**INFORMATION SUPPLIED**
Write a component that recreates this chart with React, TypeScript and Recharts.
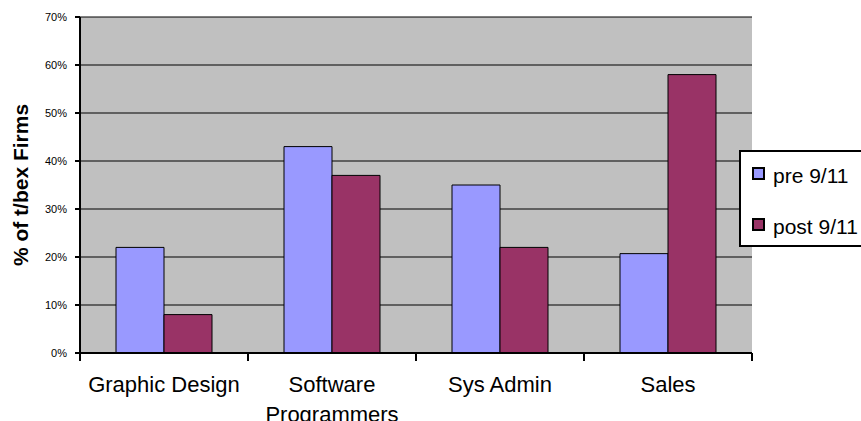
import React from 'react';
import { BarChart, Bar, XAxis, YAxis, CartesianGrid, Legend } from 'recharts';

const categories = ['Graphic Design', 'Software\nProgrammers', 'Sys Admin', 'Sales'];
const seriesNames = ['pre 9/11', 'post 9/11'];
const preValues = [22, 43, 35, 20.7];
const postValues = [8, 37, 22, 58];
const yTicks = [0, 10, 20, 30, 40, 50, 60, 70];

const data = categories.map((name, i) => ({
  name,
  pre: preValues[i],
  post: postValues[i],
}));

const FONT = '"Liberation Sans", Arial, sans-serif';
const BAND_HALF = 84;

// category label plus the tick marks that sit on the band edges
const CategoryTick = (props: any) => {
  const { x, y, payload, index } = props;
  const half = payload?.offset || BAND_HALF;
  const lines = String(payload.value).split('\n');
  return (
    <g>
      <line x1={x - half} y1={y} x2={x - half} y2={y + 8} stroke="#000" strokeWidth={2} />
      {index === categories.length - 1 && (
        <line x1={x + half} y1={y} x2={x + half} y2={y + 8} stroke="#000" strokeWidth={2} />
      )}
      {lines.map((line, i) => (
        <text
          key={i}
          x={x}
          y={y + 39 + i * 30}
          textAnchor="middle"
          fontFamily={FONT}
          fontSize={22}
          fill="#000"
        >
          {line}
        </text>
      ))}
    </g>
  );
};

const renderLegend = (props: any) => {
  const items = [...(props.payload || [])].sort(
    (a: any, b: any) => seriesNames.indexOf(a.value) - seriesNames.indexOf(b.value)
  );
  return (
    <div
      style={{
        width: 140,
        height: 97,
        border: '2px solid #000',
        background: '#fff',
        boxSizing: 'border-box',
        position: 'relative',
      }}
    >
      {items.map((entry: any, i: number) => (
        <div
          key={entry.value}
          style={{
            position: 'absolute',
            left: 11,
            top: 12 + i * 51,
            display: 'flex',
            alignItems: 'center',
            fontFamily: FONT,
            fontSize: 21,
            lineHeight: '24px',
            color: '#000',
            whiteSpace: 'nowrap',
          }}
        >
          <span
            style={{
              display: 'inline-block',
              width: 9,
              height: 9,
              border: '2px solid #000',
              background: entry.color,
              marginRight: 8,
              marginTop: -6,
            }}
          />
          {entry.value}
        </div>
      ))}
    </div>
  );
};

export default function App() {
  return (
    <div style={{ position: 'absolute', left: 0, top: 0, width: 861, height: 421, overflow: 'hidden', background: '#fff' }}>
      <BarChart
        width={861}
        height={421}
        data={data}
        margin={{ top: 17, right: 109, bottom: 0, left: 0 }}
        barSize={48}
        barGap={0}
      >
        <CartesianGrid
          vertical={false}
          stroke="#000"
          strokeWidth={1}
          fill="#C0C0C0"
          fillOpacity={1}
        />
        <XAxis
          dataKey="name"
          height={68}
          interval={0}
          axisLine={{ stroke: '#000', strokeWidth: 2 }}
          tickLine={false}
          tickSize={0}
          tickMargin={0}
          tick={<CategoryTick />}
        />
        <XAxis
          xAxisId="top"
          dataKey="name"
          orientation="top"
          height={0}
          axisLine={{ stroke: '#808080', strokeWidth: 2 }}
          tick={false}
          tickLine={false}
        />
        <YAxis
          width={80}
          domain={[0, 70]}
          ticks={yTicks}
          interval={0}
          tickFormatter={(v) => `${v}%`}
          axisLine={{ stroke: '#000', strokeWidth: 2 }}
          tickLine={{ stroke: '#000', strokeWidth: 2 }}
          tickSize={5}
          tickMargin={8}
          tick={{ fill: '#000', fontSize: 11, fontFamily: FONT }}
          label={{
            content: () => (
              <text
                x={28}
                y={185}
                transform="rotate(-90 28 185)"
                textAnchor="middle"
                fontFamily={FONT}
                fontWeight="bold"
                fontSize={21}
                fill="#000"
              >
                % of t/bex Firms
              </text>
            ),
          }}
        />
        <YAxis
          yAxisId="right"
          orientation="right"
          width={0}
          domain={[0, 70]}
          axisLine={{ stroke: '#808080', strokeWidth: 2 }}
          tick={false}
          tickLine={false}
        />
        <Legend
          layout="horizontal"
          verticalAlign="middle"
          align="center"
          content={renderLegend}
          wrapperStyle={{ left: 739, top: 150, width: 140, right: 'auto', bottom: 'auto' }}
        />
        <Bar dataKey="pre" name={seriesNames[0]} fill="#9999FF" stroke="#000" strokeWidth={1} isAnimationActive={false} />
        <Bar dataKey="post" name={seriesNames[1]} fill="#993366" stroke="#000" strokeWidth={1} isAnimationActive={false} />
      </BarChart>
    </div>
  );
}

**TASK OBJECTIVE**
Reproduce the data word for word, excluding its pictures.

**TASK RESPONSE**
Write a component that recreates this chart with React, TypeScript and Recharts.
import React from 'react';
import { BarChart, Bar, XAxis, YAxis, CartesianGrid, Legend } from 'recharts';

const categories = ['Graphic Design', 'Software\nProgrammers', 'Sys Admin', 'Sales'];
const seriesNames = ['pre 9/11', 'post 9/11'];
const preValues = [22, 43, 35, 20.7];
const postValues = [8, 37, 22, 58];
const yTicks = [0, 10, 20, 30, 40, 50, 60, 70];

const data = categories.map((name, i) => ({
  name,
  pre: preValues[i],
  post: postValues[i],
}));

const FONT = '"Liberation Sans", Arial, sans-serif';
const BAND_HALF = 84;

// category label plus the tick marks that sit on the band edges
const CategoryTick = (props: any) => {
  const { x, y, payload, index } = props;
  const half = payload?.offset || BAND_HALF;
  const lines = String(payload.value).split('\n');
  return (
    <g>
      <line x1={x - half} y1={y} x2={x - half} y2={y + 8} stroke="#000" strokeWidth={2} />
      {index === categories.length - 1 && (
        <line x1={x + half} y1={y} x2={x + half} y2={y + 8} stroke="#000" strokeWidth={2} />
      )}
      {lines.map((line, i) => (
        <text
          key={i}
          x={x}
          y={y + 39 + i * 30}
          textAnchor="middle"
          fontFamily={FONT}
          fontSize={22}
          fill="#000"
        >
          {line}
        </text>
      ))}
    </g>
  );
};

const renderLegend = (props: any) => {
  const items = [...(props.payload || [])].sort(
    (a: any, b: any) => seriesNames.indexOf(a.value) - seriesNames.indexOf(b.value)
  );
  return (
    <div
      style={{
        width: 140,
        height: 97,
        border: '2px solid #000',
        background: '#fff',
        boxSizing: 'border-box',
        position: 'relative',
      }}
    >
      {items.map((entry: any, i: number) => (
        <div
          key={entry.value}
          style={{
            position: 'absolute',
            left: 11,
            top: 12 + i * 51,
            display: 'flex',
            alignItems: 'center',
            fontFamily: FONT,
            fontSize: 21,
            lineHeight: '24px',
            color: '#000',
            whiteSpace: 'nowrap',
          }}
        >
          <span
            style={{
              display: 'inline-block',
              width: 9,
              height: 9,
              border: '2px solid #000',
              background: entry.color,
              marginRight: 8,
              marginTop: -6,
            }}
          />
          {entry.value}
        </div>
      ))}
    </div>
  );
};

export default function App() {
  return (
    <div style={{ position: 'absolute', left: 0, top: 0, width: 861, height: 421, overflow: 'hidden', background: '#fff' }}>
      <BarChart
        width={861}
        height={421}
        data={data}
        margin={{ top: 17, right: 109, bottom: 0, left: 0 }}
        barSize={48}
        barGap={0}
      >
        <CartesianGrid
          vertical={false}
          stroke="#000"
          strokeWidth={1}
          fill="#C0C0C0"
          fillOpacity={1}
        />
        <XAxis
          dataKey="name"
          height={68}
          interval={0}
          axisLine={{ stroke: '#000', strokeWidth: 2 }}
          tickLine={false}
          tickSize={0}
          tickMargin={0}
          tick={<CategoryTick />}
        />
        <XAxis
          xAxisId="top"
          dataKey="name"
          orientation="top"
          height={0}
          axisLine={{ stroke: '#808080', strokeWidth: 2 }}
          tick={false}
          tickLine={false}
        />
        <YAxis
          width={80}
          domain={[0, 70]}
          ticks={yTicks}
          interval={0}
          tickFormatter={(v) => `${v}%`}
          axisLine={{ stroke: '#000', strokeWidth: 2 }}
          tickLine={{ stroke: '#000', strokeWidth: 2 }}
          tickSize={5}
          tickMargin={8}
          tick={{ fill: '#000', fontSize: 11, fontFamily: FONT }}
          label={{
            content: () => (
              <text
                x={28}
                y={185}
                transform="rotate(-90 28 185)"
                textAnchor="middle"
                fontFamily={FONT}
                fontWeight="bold"
                fontSize={21}
                fill="#000"
              >
                % of t/bex Firms
              </text>
            ),
          }}
        />
        <YAxis
          yAxisId="right"
          orientation="right"
          width={0}
          domain={[0, 70]}
          axisLine={{ stroke: '#808080', strokeWidth: 2 }}
          tick={false}
          tickLine={false}
        />
        <Legend
          layout="horizontal"
          verticalAlign="middle"
          align="center"
          content={renderLegend}
          wrapperStyle={{ left: 739, top: 150, width: 140, right: 'auto', bottom: 'auto' }}
        />
        <Bar dataKey="pre" name={seriesNames[0]} fill="#9999FF" stroke="#000" strokeWidth={1} isAnimationActive={false} />
        <Bar dataKey="post" name={seriesNames[1]} fill="#993366" stroke="#000" strokeWidth={1} isAnimationActive={false} />
      </BarChart>
    </div>
  );
}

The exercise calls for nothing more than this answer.